Fawzia Koofi yesterday commented on the Guardian claiming that womens rights have improved. She portrayed the small but important victories as the consequences of invasion and pleads Britain not to desert Afghanistan now. This is debatable. Not only because Afghanistan and its women first voted in a democratic election in 1965 before US intervention but also because war cannot lead to progression when it results only in destruction.
The perception of Western influence and the equality of women is debatable too. Whilst one may believe the Western world is a model example to the East in terms of the role of women within society, the fact remains that there are a significantly larger proportion of women in positions of political power in Eastern countries than there are in the UK and America.

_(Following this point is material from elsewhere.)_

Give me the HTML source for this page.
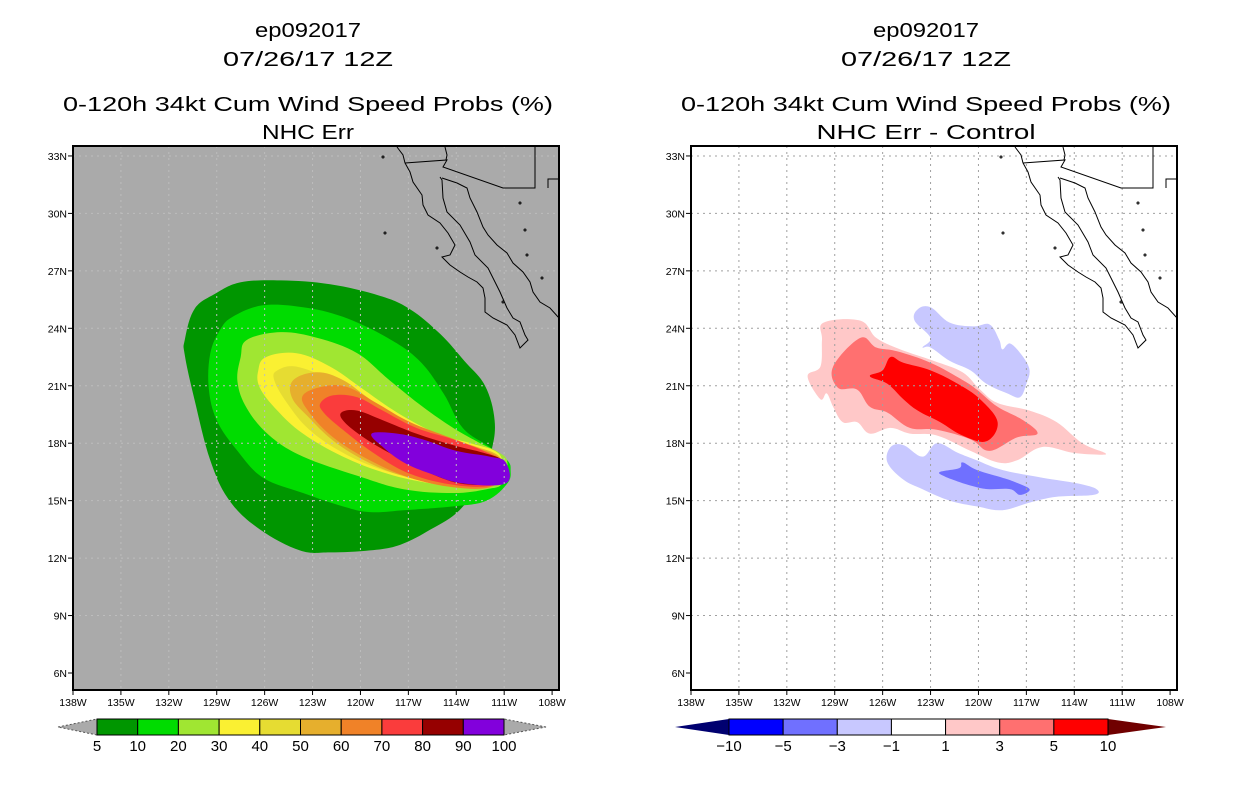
<!DOCTYPE html>
<html><head><meta charset="utf-8"><style>
html,body{margin:0;padding:0;background:#fff;}
svg{display:block;}
text{font-family:"Liberation Sans",sans-serif;fill:#000;}
</style></head><body>
<svg id="fig" width="1236" height="800" viewBox="0 0 1236 800" xmlns="http://www.w3.org/2000/svg">
<defs>
<clipPath id="clipL"><rect x="73" y="146" width="486" height="544"/></clipPath>
<clipPath id="clipR"><rect x="691" y="146" width="486" height="544"/></clipPath>
</defs>
</svg>
<script>
// ---- data ----
const lonTicks = [138,135,132,129,126,123,120,117,114,111,108];
const latTicks = [6,9,12,15,18,21,24,27,30,33];
const probLevels = [5,10,20,30,40,50,60,70,80,90,100];
const probColors = ["#009600","#00dc00","#a0e632","#faf032","#e6dc32","#e6af2d","#f08228","#fa3c3c","#960000","#8200dc"];
const diffLevels = [-10,-5,-3,-1,1,3,5,10];
const diffColors = ["#0000ff","#7070ff","#c8c8ff","#ffffff","#ffc8c8","#ff7070","#ff0000"];
const diffEnds = ["#000070","#700000"];
const prob5 = [[-127.5,26.4],[-125.0,26.5],[-121.9,26.3],[-118.8,25.7],[-116.9,25.0],[-115.0,23.7],[-113.5,22.3],[-112.2,21.0],[-111.6,19.2],[-111.8,17.6],[-112.5,16.1],[-113.8,14.5],[-115.6,13.5],[-117.5,12.7],[-119.4,12.4],[-121.9,12.3],[-123.8,12.4],[-126.3,13.5],[-128.2,15.0],[-129.4,17.1],[-130.4,20.3],[-131.0,22.6],[-131.0,23.4],[-130.4,25.0],[-129.1,25.8]];
const prob10 = [[-128.0,24.6],[-126.1,25.2],[-123.6,25.1],[-121.1,24.6],[-118.3,23.5],[-116.3,22.3],[-114.8,20.6],[-113.6,18.8],[-111.9,17.8],[-110.8,17.1],[-110.6,16.6],[-110.8,15.9],[-112.1,15.0],[-114.2,14.7],[-117.3,14.5],[-119.4,14.4],[-121.1,14.7],[-123.6,15.4],[-126.1,16.2],[-127.7,17.6],[-129.0,19.2],[-129.5,20.9],[-129.4,22.7],[-128.8,23.9]];
const prob20 = [[-127.1,23.4],[-125.0,23.8],[-122.7,23.5],[-120.2,22.7],[-118.2,21.3],[-116.1,19.9],[-114.2,18.8],[-112.5,18.0],[-111.3,17.5],[-110.8,17.0],[-111.1,15.9],[-112.1,15.6],[-114.2,15.4],[-117.3,15.6],[-120.2,16.3],[-123.6,17.3],[-125.7,18.4],[-127.1,19.8],[-127.7,21.2],[-127.5,22.5]];
const prob30 = [[-125.9,22.5],[-124.0,22.7],[-121.9,22.0],[-119.8,20.8],[-117.7,19.6],[-115.2,18.5],[-113.1,18.0],[-111.4,17.5],[-111.1,16.6],[-111.3,15.9],[-113.1,15.7],[-115.6,15.9],[-118.3,16.4],[-121.1,17.3],[-123.6,18.5],[-125.2,19.7],[-126.3,20.9],[-126.4,21.8]];
const prob40 = [[-125.2,21.8],[-124.0,22.0],[-121.9,21.3],[-120.2,20.3],[-118.3,19.2],[-115.6,18.3],[-113.1,17.8],[-111.4,17.3],[-111.1,16.4],[-111.3,15.9],[-113.1,15.7],[-116.1,16.1],[-118.6,16.6],[-121.1,17.5],[-123.2,18.7],[-124.6,20.1],[-125.4,21.3]];
const prob50 = [[-124.2,21.3],[-122.7,21.7],[-121.1,21.3],[-119.4,20.3],[-117.3,19.2],[-114.8,18.3],[-112.7,17.8],[-111.3,17.3],[-111.1,16.4],[-111.9,15.7],[-114.0,15.7],[-116.5,16.1],[-119.0,16.8],[-121.5,18.0],[-123.3,19.4],[-124.3,20.4]];
const prob60 = [[-123.6,20.5],[-122.1,21.0],[-120.7,20.9],[-119.0,20.1],[-116.9,19.1],[-114.4,18.3],[-112.5,17.7],[-111.3,17.2],[-111.1,16.4],[-111.9,15.7],[-114.2,15.7],[-116.9,16.2],[-119.4,17.1],[-121.7,18.3],[-123.2,19.6]];
const prob70 = [[-122.5,20.1],[-121.7,20.5],[-120.2,20.4],[-118.6,19.7],[-116.5,18.8],[-114.2,18.2],[-112.3,17.6],[-111.3,17.1],[-111.1,16.4],[-111.7,15.8],[-114.0,15.8],[-116.9,16.4],[-119.2,17.5],[-121.1,18.7],[-122.3,19.6]];
const prob80 = [[-121.2,19.6],[-120.2,19.7],[-118.6,19.2],[-116.5,18.5],[-114.2,17.9],[-112.3,17.5],[-111.1,17.1],[-111.1,16.4],[-111.7,15.9],[-113.8,15.9],[-116.1,16.6],[-118.2,17.5],[-119.8,18.3],[-121.0,19.1]];
const prob90 = [[-119.3,18.5],[-117.7,18.5],[-116.1,18.2],[-114.0,17.6],[-111.9,17.3],[-110.9,17.0],[-110.9,15.9],[-113.6,15.9],[-115.6,16.4],[-117.3,17.0],[-118.6,17.8]];
const diffPos1 = [[-129.7,24.3],[-127.4,24.4],[-126.4,23.5],[-124.9,22.9],[-122.8,22.3],[-121.0,21.7],[-119.9,20.8],[-118.8,20.1],[-116.8,19.7],[-115.1,19.1],[-113.5,18.0],[-112.1,17.5],[-112.4,17.4],[-114.1,17.5],[-116.0,17.8],[-117.6,17.1],[-118.8,17.0],[-120.5,17.6],[-122.6,18.4],[-124.3,18.5],[-125.5,18.8],[-126.8,18.5],[-127.6,19.1],[-128.5,19.1],[-129.1,19.9],[-129.5,20.6],[-129.9,20.3],[-130.7,21.5],[-129.9,22.0],[-129.8,23.4]];
const diffPos3 = [[-129.1,22.0],[-127.4,23.5],[-126.4,23.0],[-125.1,22.8],[-123.0,22.2],[-121.0,21.3],[-120.1,20.8],[-118.8,19.9],[-117.2,19.2],[-116.3,18.5],[-117.6,18.3],[-119.3,17.6],[-120.5,18.2],[-122.6,18.7],[-124.3,18.8],[-125.7,19.6],[-126.8,19.9],[-127.6,20.8],[-128.8,20.9]];
const diffPos5 = [[-126.8,21.5],[-126.0,21.8],[-125.5,22.5],[-124.7,22.2],[-123.0,21.8],[-121.3,21.1],[-119.9,20.3],[-118.8,19.1],[-119.5,18.1],[-121.0,18.4],[-122.4,19.1],[-123.8,19.7],[-124.7,20.3],[-125.7,21.1]];
const diffNeg1a = [[-123.8,25.0],[-123.0,25.1],[-121.8,24.3],[-120.3,24.1],[-119.3,24.2],[-118.7,23.4],[-118.5,22.9],[-118.0,23.2],[-117.2,22.5],[-116.8,21.8],[-117.0,21.1],[-117.4,20.4],[-118.2,20.6],[-119.5,21.1],[-120.5,21.8],[-121.8,22.3],[-123.0,23.0],[-123.5,23.0],[-123.0,23.5],[-124.0,24.4]];
const diffNeg1b = [[-125.5,17.8],[-124.7,17.9],[-123.5,17.3],[-122.6,18.0],[-121.3,17.5],[-120.1,17.1],[-118.5,16.6],[-116.0,16.2],[-113.8,15.9],[-112.6,15.6],[-112.8,15.3],[-115.1,15.2],[-116.8,14.9],[-118.5,14.5],[-120.1,14.7],[-121.8,15.0],[-123.5,15.6],[-124.7,16.1],[-125.7,17.0]];
const diffNeg3 = [[-122.4,16.5],[-121.2,16.7],[-121.0,17.0],[-120.1,16.6],[-118.5,16.2],[-117.8,16.0],[-116.8,15.6],[-117.4,15.3],[-118.0,15.6],[-119.3,15.6],[-120.1,15.7],[-121.3,16.0],[-122.2,16.3]];

const svg = document.getElementById('fig');
const NS = 'http://www.w3.org/2000/svg';
const X0 = 73, PXDEG = 15.97, Y6 = 673, PYDEG = 19.15;
function xs(lonW, off){ return off + X0 + (lonW + 138) * PXDEG; }
function ys(lat){ return Y6 - (lat - 6) * PYDEG; }
function mk(tag, attrs, parent){
  const e = document.createElementNS(NS, tag);
  for (const k in attrs) e.setAttribute(k, attrs[k]);
  (parent || svg).appendChild(e);
  return e;
}
function txt(s, x, y, size, anchor, parent, tl){
  const t = mk('text', {x:x, y:y, 'font-size':size, 'text-anchor':anchor||'middle'}, parent);
  if (tl) { t.setAttribute('textLength', tl); t.setAttribute('lengthAdjust','spacingAndGlyphs'); }
  t.textContent = s;
  return t;
}
function smoothPath(arr, off){
  const p = arr.map(q => [xs(q[0], off), ys(q[1])]);
  const n = p.length;
  let d = 'M' + p[0][0].toFixed(1) + ',' + p[0][1].toFixed(1);
  const k = 0.18;
  for (let i = 0; i < n; i++){
    const p0 = p[(i-1+n)%n], p1 = p[i], p2 = p[(i+1)%n], p3 = p[(i+2)%n];
    const c1 = [p1[0] + (p2[0]-p0[0])*k, p1[1] + (p2[1]-p0[1])*k];
    const c2 = [p2[0] - (p3[0]-p1[0])*k, p2[1] - (p3[1]-p1[1])*k];
    d += 'C' + c1[0].toFixed(1)+','+c1[1].toFixed(1)+' '+c2[0].toFixed(1)+','+c2[1].toFixed(1)+' '+p2[0].toFixed(1)+','+p2[1].toFixed(1);
  }
  return d + 'Z';
}

const coastW = "397,147 403,155 405,163 410,172 413,182 422,195 423,205 428,215 440,223 448,233 455,245 450,255 442,257 450,265 460,272 468,277 477,282 483,288 485,298 485,312 493,318 507,325 515,335 520,348 528,340 525,335 520,322 513,318 507,308 500,292 493,278 488,268 475,255 470,242 460,225 447,212 443,198 442,180 440,177";
const coastE = "442,178 457,183 467,188 470,198 477,212 483,227 488,235 497,245 507,253 513,263 523,272 530,282 533,292 540,302 550,308 559,318";
const border1 = "405,163 447,160 443,167 503,188 535,188 535,147";
const border2 = "548,188 548,179 559,179";
const colorado = "445,147 447,155 446,160";

function drawPanel(off, titleLast, tl4, isProb){
  const g = mk('g', {});
  
  
  const cx = 308 + off;
  const titles = [["ep092017",37,106],["07/26/17 12Z",66,170],["0-120h 34kt Cum Wind Speed Probs (%)",111,490],[titleLast,139,tl4]];
  titles.forEach((t,i)=>{
    const e = txt(t[0], cx, t[1], 20, 'middle', g, t[2]);
    
    
  });
  const bg = mk('rect', {x:73+off, y:146, width:486, height:544, fill: isProb ? '#aaaaaa' : '#ffffff'}, g);
  
  
  const clip = mk('g', {'clip-path': isProb ? 'url(#clipL)' : 'url(#clipR)'}, g);
  
  
  if (isProb){
    const polys = [prob5,prob10,prob20,prob30,prob40,prob50,prob60,prob70,prob80,prob90];
    polys.forEach((p,i)=>{
      const e = mk('path', {d: smoothPath(p, off), fill: probColors[i]}, clip);
      
      
    });
  } else {
    const polys = [[diffPos1,'#ffc8c8','diff-contour-pos1'],[diffPos3,'#ff7070','diff-contour-pos3'],[diffPos5,'#ff0000','diff-contour-pos5'],[diffNeg1a,'#c8c8ff','diff-contour-neg1-north'],[diffNeg1b,'#c8c8ff','diff-contour-neg1-south'],[diffNeg3,'#7070ff','diff-contour-neg3']];
    polys.forEach(p=>{
      const e = mk('path', {d: smoothPath(p[0], off), fill: p[1]}, clip);
      
      
    });
  }
  const grid = mk('g', {stroke: isProb ? '#bdbdbd' : '#a0a0a0', 'stroke-width':1, 'stroke-dasharray':'2,4'}, clip);
  
  
  lonTicks.slice(1,-1).forEach(l=>{ const x = xs(-l, off); mk('line', {x1:x, x2:x, y1:146, y2:690}, grid); });
  latTicks.slice(1).forEach(l=>{ const y = ys(l); mk('line', {x1:73+off, x2:559+off, y1:y, y2:y}, grid); });
  const cg = mk('g', {transform:'translate(' + off + ',0)', fill:'none', stroke:'#000', 'stroke-width':1}, clip);
  
  
  [coastW, coastE, border1, border2, colorado].forEach(p => mk('polyline', {points:p}, cg));
  [[383,157],[385,233],[437,248],[525,230],[527,255],[542,278],[520,203],[503,302]].forEach(d => mk('circle',{cx:d[0],cy:d[1],r:1,fill:'none'},cg));
  const fr = mk('rect', {x:73+off, y:146, width:486, height:544, fill:'none', stroke:'#000', 'stroke-width':2}, g);
  
  
  lonTicks.forEach(l=>{
    const x = xs(-l, off);
    mk('line', {x1:x, x2:x, y1:690, y2:695, stroke:'#000'}, g);
    const t = txt(l + 'W', x, 706, 10.5, 'middle', g);
    
    
  });
  latTicks.forEach(l=>{
    const y = ys(l);
    mk('line', {x1:68+off, x2:73+off, y1:y, y2:y, stroke:'#000'}, g);
    const t = txt(l + 'N', 67+off, y+4, 10.5, 'end', g);
    
    
  });
}
drawPanel(0, "NHC Err", 92, true);
drawPanel(618, "NHC Err - Control", 219, false);

function colorbar(x0, x1, tipL, tipR, colors, labels, endFill, name){
  const g = mk('g', {});
  
  
  const y0 = 719, y1 = 735, ym = 727;
  const lt = mk('polygon', {points: tipL+','+ym+' '+x0+','+y0+' '+x0+','+y1, fill:endFill[0], stroke: endFill[2]||'none', 'stroke-dasharray':'2,2'}, g);
  
  
  const rt = mk('polygon', {points: tipR+','+ym+' '+x1+','+y0+' '+x1+','+y1, fill:endFill[1], stroke: endFill[2]||'none', 'stroke-dasharray':'2,2'}, g);
  
  
  const w = (x1 - x0) / colors.length;
  colors.forEach((c,i)=>{
    const r = mk('rect', {x:x0+i*w, y:y0, width:w, height:y1-y0, fill:c, stroke:'#000', 'stroke-width':1}, g);
    
    
  });
  labels.forEach((l,i)=>{
    const s = String(l).replace('-', '\u2212');
    const t = txt(s, x0+i*w, 751, 15, 'middle', g);
    
    
  });
}
colorbar(97, 504, 58, 546, probColors, probLevels, ['#aaaaaa','#aaaaaa','#555'], 'prob-colorbar');
colorbar(729, 1108, 675, 1166, diffColors, diffLevels, diffEnds, 'diff-colorbar');
</script>
</body></html>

Yesterdays Evening Standard exhibited how the rights of women still need to be addressed leading with “GIRL, 8, SOLD AS BRIDE TO POLICE OFFICER” on its front page. The heartbreaking story showed how only 10 of Afghanistan’s 34 provinces implement the “Elimination Of Violence Against Women” legislation 2 years after its introduction. Many cases of child-brides and violence against women can be heard because those who break the legislation are rarely held to account. It is the battle of hearts and minds that the Afghani people and authorities must conquer to ensure women are liberated.

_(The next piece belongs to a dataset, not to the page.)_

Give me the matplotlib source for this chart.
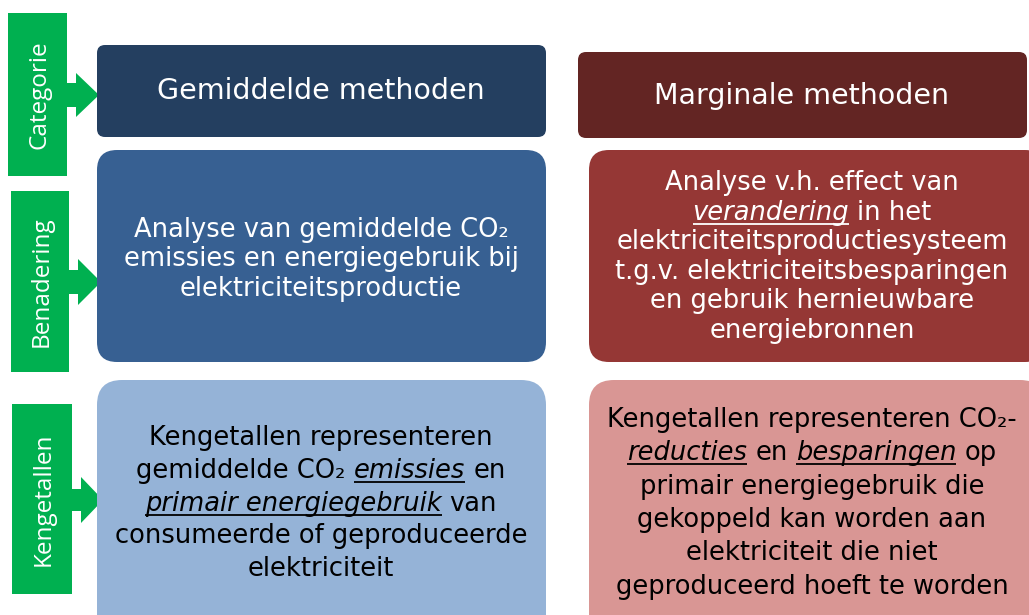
import matplotlib
matplotlib.use("Agg")
import matplotlib.pyplot as plt
from matplotlib.patches import FancyBboxPatch, Rectangle, Polygon

# row labels on the left (green bars)
row_labels = ["Categorie", "Benadering", "Kengetallen"]

# column headers
headers = ["Gemiddelde methoden", "Marginale methoden"]

# text lines per box: list of (text, style); 'n' = normal, 'iu' = italic + underline
avg_approach = [
    [("Analyse van gemiddelde CO₂", "n")],
    [("emissies en energiegebruik bij", "n")],
    [("elektriciteitsproductie", "n")],
]
marg_approach = [
    [("Analyse v.h. effect van", "n")],
    [("verandering", "iu"), (" in het", "n")],
    [("elektriciteitsproductiesysteem", "n")],
    [("t.g.v. elektriciteitsbesparingen", "n")],
    [("en gebruik hernieuwbare", "n")],
    [("energiebronnen", "n")],
]
avg_figures = [
    [("Kengetallen representeren", "n")],
    [("gemiddelde CO₂ ", "n"), ("emissies", "iu"), (" en", "n")],
    [("primair energiegebruik", "iu"), (" van", "n")],
    [("consumeerde of geproduceerde", "n")],
    [("elektriciteit", "n")],
]
marg_figures = [
    [("Kengetallen representeren CO₂-", "n")],
    [("reducties", "iu"), (" en ", "n"), ("besparingen", "iu"), (" op", "n")],
    [("primair energiegebruik die", "n")],
    [("gekoppeld kan worden aan", "n")],
    [("elektriciteit die niet", "n")],
    [("geproduceerd hoeft te worden", "n")],
]

GREEN = "#00b050"

fig = plt.figure(figsize=(10.29, 6.15), dpi=100)
ax = fig.add_axes([0, 0, 1, 1])
ax.set_xlim(0, 1029)
ax.set_ylim(615, 0)
ax.axis("off")
renderer = fig.canvas.get_renderer()


def text_width(s, size, italic):
    t = ax.text(0, 0, s, fontsize=size, style="italic" if italic else "normal")
    w = t.get_window_extent(renderer).width
    t.remove()
    return w


def rich_line(xc, yb, parts, size, color):
    space = text_width("a a", size, False) - text_width("aa", size, False)
    widths = []
    for s, st in parts:
        core = s.strip()
        lead = len(s) - len(s.lstrip())
        trail = len(s) - len(s.rstrip())
        widths.append((core, lead, trail, text_width(core, size, st == "iu")))
    total = sum(w + (l + t) * space for _, l, t, w in widths)
    x = xc - total / 2
    for (core, lead, trail, w), (_, st) in zip(widths, parts):
        x += lead * space
        ax.text(x, yb, core, fontsize=size, color=color, ha="left", va="baseline",
                style="italic" if st == "iu" else "normal")
        if st == "iu":
            ax.plot([x, x + w], [yb + 4, yb + 4], color=color, lw=1.3,
                    solid_capstyle="butt")
        x += w + trail * space


def box(x0, y0, x1, y1, color, r):
    p = FancyBboxPatch((x0, y0), x1 - x0, y1 - y0,
                       boxstyle=f"round,pad=0,rounding_size={r}",
                       fc=color, ec="none", clip_on=True)
    ax.add_patch(p)


def green_label(x0, y0, x1, y1, label, ay, shaft, head, tip):
    ax.add_patch(Rectangle((x0, y0), x1 - x0, y1 - y0, fc=GREEN, ec="none"))
    hx = x1 + 9
    ax.add_patch(Polygon([(x1 - 1, ay - shaft), (hx, ay - shaft), (hx, ay - head),
                          (tip, ay), (hx, ay + head), (hx, ay + shaft),
                          (x1 - 1, ay + shaft)], fc=GREEN, ec="none"))
    ax.text((x0 + x1) / 2 + 2, (y0 + y1) / 2, label, rotation=90, color="white",
            fontsize=17.5, family="Open Sans", ha="center", va="center")


# green row labels with arrows
green_label(8, 13, 67, 176, row_labels[0], 95, 12, 22, 99)
green_label(11, 191, 69, 372, row_labels[1], 282, 12, 23, 101)
green_label(12, 404, 72, 594, row_labels[2], 500, 11, 23, 103)

# header boxes
box(97, 45, 546, 137, "#243f60", 8)
box(578, 52, 1027, 138, "#632523", 8)
ax.text(321, 91, headers[0], color="white", fontsize=20.5, ha="center", va="center")
ax.text(802, 96, headers[1], color="white", fontsize=20.5, ha="center", va="center")

# approach boxes
box(97, 150, 546, 362, "#376092", 20)
box(589, 150, 1045, 362, "#953735", 20)
# figures boxes
box(97, 380, 546, 640, "#95b3d7", 25)
box(589, 380, 1045, 640, "#d99694", 25)

size = 18.5
for i, line in enumerate(avg_approach):
    rich_line(321, 237 + i * 29.5, line, size, "white")
for i, line in enumerate(marg_approach):
    rich_line(812, 190 + i * 29.6, line, size, "white")
for i, line in enumerate(avg_figures):
    rich_line(321, 445 + i * 32.8, line, size, "black")
for i, line in enumerate(marg_figures):
    rich_line(812, 427 + i * 33.3, line, size, "black")

fig.savefig("out.png", dpi=100)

It must be remembered that intervention did not and does not centre on securing the rights of women despite their position having slightly improved. The truth is it is difficult to know the true plight of Afghani women. The two contrasting stories show how it is dependent on many factors: location, family background, political alignments, etc.
The only way to truly know is to visit Afghanistan yourself and speak to its women. All I can be sure of is that war cannot help liberate women, especially when they, and the children they bear, are the ones who suffer the most from it. And this is why I supporting the Anti-War mass assembly in Trafalgar Square tomorrow.